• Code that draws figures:
.....

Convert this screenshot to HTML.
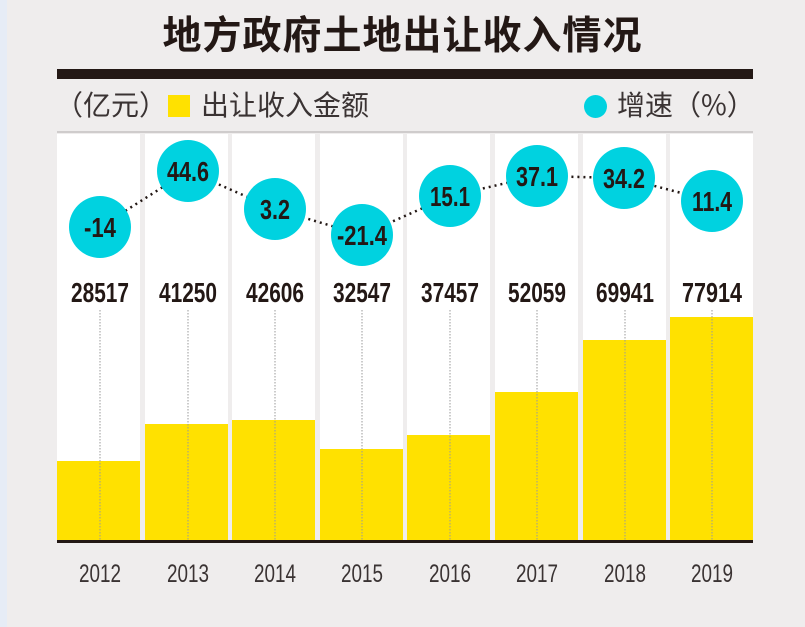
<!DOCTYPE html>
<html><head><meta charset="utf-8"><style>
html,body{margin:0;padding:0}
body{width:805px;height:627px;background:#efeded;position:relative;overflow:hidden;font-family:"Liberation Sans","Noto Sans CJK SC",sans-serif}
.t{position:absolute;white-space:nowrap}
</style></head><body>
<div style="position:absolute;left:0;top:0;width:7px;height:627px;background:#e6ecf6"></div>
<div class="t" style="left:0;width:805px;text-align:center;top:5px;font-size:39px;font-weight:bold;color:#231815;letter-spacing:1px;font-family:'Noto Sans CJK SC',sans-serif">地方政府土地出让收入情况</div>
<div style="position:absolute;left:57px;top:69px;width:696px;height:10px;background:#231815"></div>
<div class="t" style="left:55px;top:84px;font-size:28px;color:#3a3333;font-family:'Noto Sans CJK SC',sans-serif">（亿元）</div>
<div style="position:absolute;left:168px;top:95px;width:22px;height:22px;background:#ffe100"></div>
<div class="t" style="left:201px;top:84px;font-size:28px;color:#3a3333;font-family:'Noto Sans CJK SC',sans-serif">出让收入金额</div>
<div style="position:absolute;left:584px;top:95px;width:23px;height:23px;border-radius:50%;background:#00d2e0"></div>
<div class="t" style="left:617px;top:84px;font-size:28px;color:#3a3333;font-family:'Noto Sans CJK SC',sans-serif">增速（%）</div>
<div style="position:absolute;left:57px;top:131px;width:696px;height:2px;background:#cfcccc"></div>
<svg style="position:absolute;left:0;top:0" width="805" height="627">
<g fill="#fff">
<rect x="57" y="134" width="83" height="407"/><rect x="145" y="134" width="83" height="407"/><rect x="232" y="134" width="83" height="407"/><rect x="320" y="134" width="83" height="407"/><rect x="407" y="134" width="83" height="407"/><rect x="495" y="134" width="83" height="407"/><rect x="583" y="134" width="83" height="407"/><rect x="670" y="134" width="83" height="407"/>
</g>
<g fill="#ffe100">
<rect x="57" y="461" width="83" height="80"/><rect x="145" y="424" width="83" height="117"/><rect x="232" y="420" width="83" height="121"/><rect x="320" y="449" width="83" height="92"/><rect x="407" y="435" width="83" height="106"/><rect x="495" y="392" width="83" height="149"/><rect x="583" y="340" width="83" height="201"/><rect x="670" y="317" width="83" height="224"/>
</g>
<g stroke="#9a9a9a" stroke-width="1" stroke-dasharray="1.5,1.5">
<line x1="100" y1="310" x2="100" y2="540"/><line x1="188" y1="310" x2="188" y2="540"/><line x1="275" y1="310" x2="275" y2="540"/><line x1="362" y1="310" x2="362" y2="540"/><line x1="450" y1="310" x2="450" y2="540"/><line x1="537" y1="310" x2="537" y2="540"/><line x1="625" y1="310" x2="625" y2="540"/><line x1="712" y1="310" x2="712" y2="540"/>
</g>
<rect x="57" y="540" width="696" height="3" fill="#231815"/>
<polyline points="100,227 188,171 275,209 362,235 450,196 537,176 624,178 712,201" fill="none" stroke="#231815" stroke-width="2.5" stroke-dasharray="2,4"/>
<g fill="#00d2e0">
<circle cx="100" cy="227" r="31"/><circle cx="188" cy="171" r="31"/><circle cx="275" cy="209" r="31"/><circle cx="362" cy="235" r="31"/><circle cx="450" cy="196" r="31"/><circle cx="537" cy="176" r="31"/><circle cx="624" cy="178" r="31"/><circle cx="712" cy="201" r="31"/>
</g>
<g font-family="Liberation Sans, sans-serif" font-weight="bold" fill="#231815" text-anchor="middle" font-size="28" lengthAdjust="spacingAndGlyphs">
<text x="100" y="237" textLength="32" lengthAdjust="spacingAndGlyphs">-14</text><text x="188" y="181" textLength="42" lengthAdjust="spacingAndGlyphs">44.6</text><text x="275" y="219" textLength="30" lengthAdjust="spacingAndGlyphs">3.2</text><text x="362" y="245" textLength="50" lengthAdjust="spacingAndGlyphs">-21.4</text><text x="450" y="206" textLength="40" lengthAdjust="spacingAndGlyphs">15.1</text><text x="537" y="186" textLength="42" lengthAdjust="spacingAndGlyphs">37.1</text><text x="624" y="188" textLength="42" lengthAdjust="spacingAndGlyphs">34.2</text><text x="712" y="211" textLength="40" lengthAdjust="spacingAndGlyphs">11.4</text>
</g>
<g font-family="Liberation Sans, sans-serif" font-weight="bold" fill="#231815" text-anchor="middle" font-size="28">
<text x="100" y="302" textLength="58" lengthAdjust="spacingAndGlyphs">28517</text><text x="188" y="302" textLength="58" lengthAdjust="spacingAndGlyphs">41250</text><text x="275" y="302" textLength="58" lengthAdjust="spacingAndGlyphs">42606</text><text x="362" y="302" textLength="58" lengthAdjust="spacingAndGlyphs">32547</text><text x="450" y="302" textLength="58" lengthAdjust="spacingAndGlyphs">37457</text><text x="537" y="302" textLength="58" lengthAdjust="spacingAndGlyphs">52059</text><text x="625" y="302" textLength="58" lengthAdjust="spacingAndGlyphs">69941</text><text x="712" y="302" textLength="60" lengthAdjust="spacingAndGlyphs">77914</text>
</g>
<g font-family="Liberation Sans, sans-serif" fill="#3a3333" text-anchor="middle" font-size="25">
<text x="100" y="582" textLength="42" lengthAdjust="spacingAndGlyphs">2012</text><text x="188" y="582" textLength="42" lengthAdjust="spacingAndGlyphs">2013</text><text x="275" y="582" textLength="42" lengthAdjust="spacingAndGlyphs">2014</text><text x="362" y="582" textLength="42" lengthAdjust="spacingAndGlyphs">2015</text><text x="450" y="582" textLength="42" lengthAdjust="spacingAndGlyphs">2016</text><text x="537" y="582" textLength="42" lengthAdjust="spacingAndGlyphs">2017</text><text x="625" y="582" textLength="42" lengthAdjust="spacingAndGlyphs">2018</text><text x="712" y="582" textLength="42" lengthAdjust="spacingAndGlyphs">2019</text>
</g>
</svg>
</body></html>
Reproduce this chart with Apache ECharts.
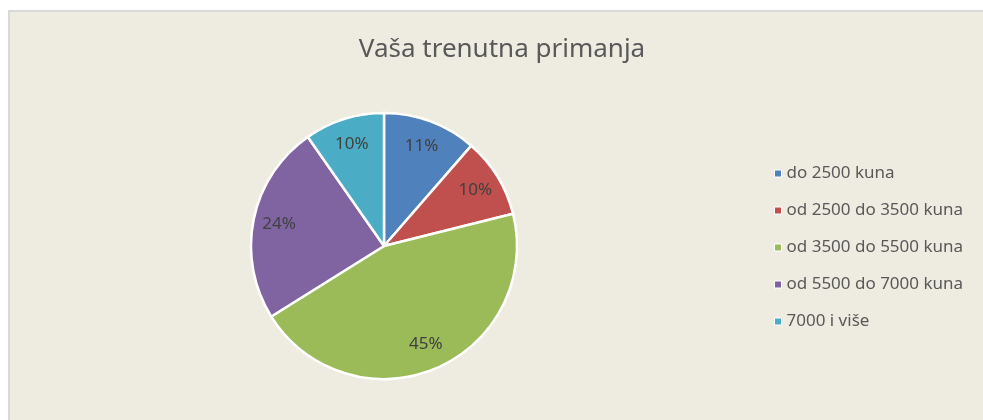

.....

• WHAT TO PRODUCE: Print each of the records above exactly as written, leaving no picture in the copy.

• CORRECT RESPONSE:
Convert this screenshot to HTML.
<!DOCTYPE html>
<html><head><meta charset="utf-8"><style>
html,body{margin:0;padding:0}
body{width:805px;height:627px;background:#efeded;position:relative;overflow:hidden;font-family:"Liberation Sans","Noto Sans CJK SC",sans-serif}
.t{position:absolute;white-space:nowrap}
</style></head><body>
<div style="position:absolute;left:0;top:0;width:7px;height:627px;background:#e6ecf6"></div>
<div class="t" style="left:0;width:805px;text-align:center;top:5px;font-size:39px;font-weight:bold;color:#231815;letter-spacing:1px;font-family:'Noto Sans CJK SC',sans-serif">地方政府土地出让收入情况</div>
<div style="position:absolute;left:57px;top:69px;width:696px;height:10px;background:#231815"></div>
<div class="t" style="left:55px;top:84px;font-size:28px;color:#3a3333;font-family:'Noto Sans CJK SC',sans-serif">（亿元）</div>
<div style="position:absolute;left:168px;top:95px;width:22px;height:22px;background:#ffe100"></div>
<div class="t" style="left:201px;top:84px;font-size:28px;color:#3a3333;font-family:'Noto Sans CJK SC',sans-serif">出让收入金额</div>
<div style="position:absolute;left:584px;top:95px;width:23px;height:23px;border-radius:50%;background:#00d2e0"></div>
<div class="t" style="left:617px;top:84px;font-size:28px;color:#3a3333;font-family:'Noto Sans CJK SC',sans-serif">增速（%）</div>
<div style="position:absolute;left:57px;top:131px;width:696px;height:2px;background:#cfcccc"></div>
<svg style="position:absolute;left:0;top:0" width="805" height="627">
<g fill="#fff">
<rect x="57" y="134" width="83" height="407"/><rect x="145" y="134" width="83" height="407"/><rect x="232" y="134" width="83" height="407"/><rect x="320" y="134" width="83" height="407"/><rect x="407" y="134" width="83" height="407"/><rect x="495" y="134" width="83" height="407"/><rect x="583" y="134" width="83" height="407"/><rect x="670" y="134" width="83" height="407"/>
</g>
<g fill="#ffe100">
<rect x="57" y="461" width="83" height="80"/><rect x="145" y="424" width="83" height="117"/><rect x="232" y="420" width="83" height="121"/><rect x="320" y="449" width="83" height="92"/><rect x="407" y="435" width="83" height="106"/><rect x="495" y="392" width="83" height="149"/><rect x="583" y="340" width="83" height="201"/><rect x="670" y="317" width="83" height="224"/>
</g>
<g stroke="#9a9a9a" stroke-width="1" stroke-dasharray="1.5,1.5">
<line x1="100" y1="310" x2="100" y2="540"/><line x1="188" y1="310" x2="188" y2="540"/><line x1="275" y1="310" x2="275" y2="540"/><line x1="362" y1="310" x2="362" y2="540"/><line x1="450" y1="310" x2="450" y2="540"/><line x1="537" y1="310" x2="537" y2="540"/><line x1="625" y1="310" x2="625" y2="540"/><line x1="712" y1="310" x2="712" y2="540"/>
</g>
<rect x="57" y="540" width="696" height="3" fill="#231815"/>
<polyline points="100,227 188,171 275,209 362,235 450,196 537,176 624,178 712,201" fill="none" stroke="#231815" stroke-width="2.5" stroke-dasharray="2,4"/>
<g fill="#00d2e0">
<circle cx="100" cy="227" r="31"/><circle cx="188" cy="171" r="31"/><circle cx="275" cy="209" r="31"/><circle cx="362" cy="235" r="31"/><circle cx="450" cy="196" r="31"/><circle cx="537" cy="176" r="31"/><circle cx="624" cy="178" r="31"/><circle cx="712" cy="201" r="31"/>
</g>
<g font-family="Liberation Sans, sans-serif" font-weight="bold" fill="#231815" text-anchor="middle" font-size="28" lengthAdjust="spacingAndGlyphs">
<text x="100" y="237" textLength="32" lengthAdjust="spacingAndGlyphs">-14</text><text x="188" y="181" textLength="42" lengthAdjust="spacingAndGlyphs">44.6</text><text x="275" y="219" textLength="30" lengthAdjust="spacingAndGlyphs">3.2</text><text x="362" y="245" textLength="50" lengthAdjust="spacingAndGlyphs">-21.4</text><text x="450" y="206" textLength="40" lengthAdjust="spacingAndGlyphs">15.1</text><text x="537" y="186" textLength="42" lengthAdjust="spacingAndGlyphs">37.1</text><text x="624" y="188" textLength="42" lengthAdjust="spacingAndGlyphs">34.2</text><text x="712" y="211" textLength="40" lengthAdjust="spacingAndGlyphs">11.4</text>
</g>
<g font-family="Liberation Sans, sans-serif" font-weight="bold" fill="#231815" text-anchor="middle" font-size="28">
<text x="100" y="302" textLength="58" lengthAdjust="spacingAndGlyphs">28517</text><text x="188" y="302" textLength="58" lengthAdjust="spacingAndGlyphs">41250</text><text x="275" y="302" textLength="58" lengthAdjust="spacingAndGlyphs">42606</text><text x="362" y="302" textLength="58" lengthAdjust="spacingAndGlyphs">32547</text><text x="450" y="302" textLength="58" lengthAdjust="spacingAndGlyphs">37457</text><text x="537" y="302" textLength="58" lengthAdjust="spacingAndGlyphs">52059</text><text x="625" y="302" textLength="58" lengthAdjust="spacingAndGlyphs">69941</text><text x="712" y="302" textLength="60" lengthAdjust="spacingAndGlyphs">77914</text>
</g>
<g font-family="Liberation Sans, sans-serif" fill="#3a3333" text-anchor="middle" font-size="25">
<text x="100" y="582" textLength="42" lengthAdjust="spacingAndGlyphs">2012</text><text x="188" y="582" textLength="42" lengthAdjust="spacingAndGlyphs">2013</text><text x="275" y="582" textLength="42" lengthAdjust="spacingAndGlyphs">2014</text><text x="362" y="582" textLength="42" lengthAdjust="spacingAndGlyphs">2015</text><text x="450" y="582" textLength="42" lengthAdjust="spacingAndGlyphs">2016</text><text x="537" y="582" textLength="42" lengthAdjust="spacingAndGlyphs">2017</text><text x="625" y="582" textLength="42" lengthAdjust="spacingAndGlyphs">2018</text><text x="712" y="582" textLength="42" lengthAdjust="spacingAndGlyphs">2019</text>
</g>
</svg>
</body></html>
Reproduce this chart with Apache ECharts.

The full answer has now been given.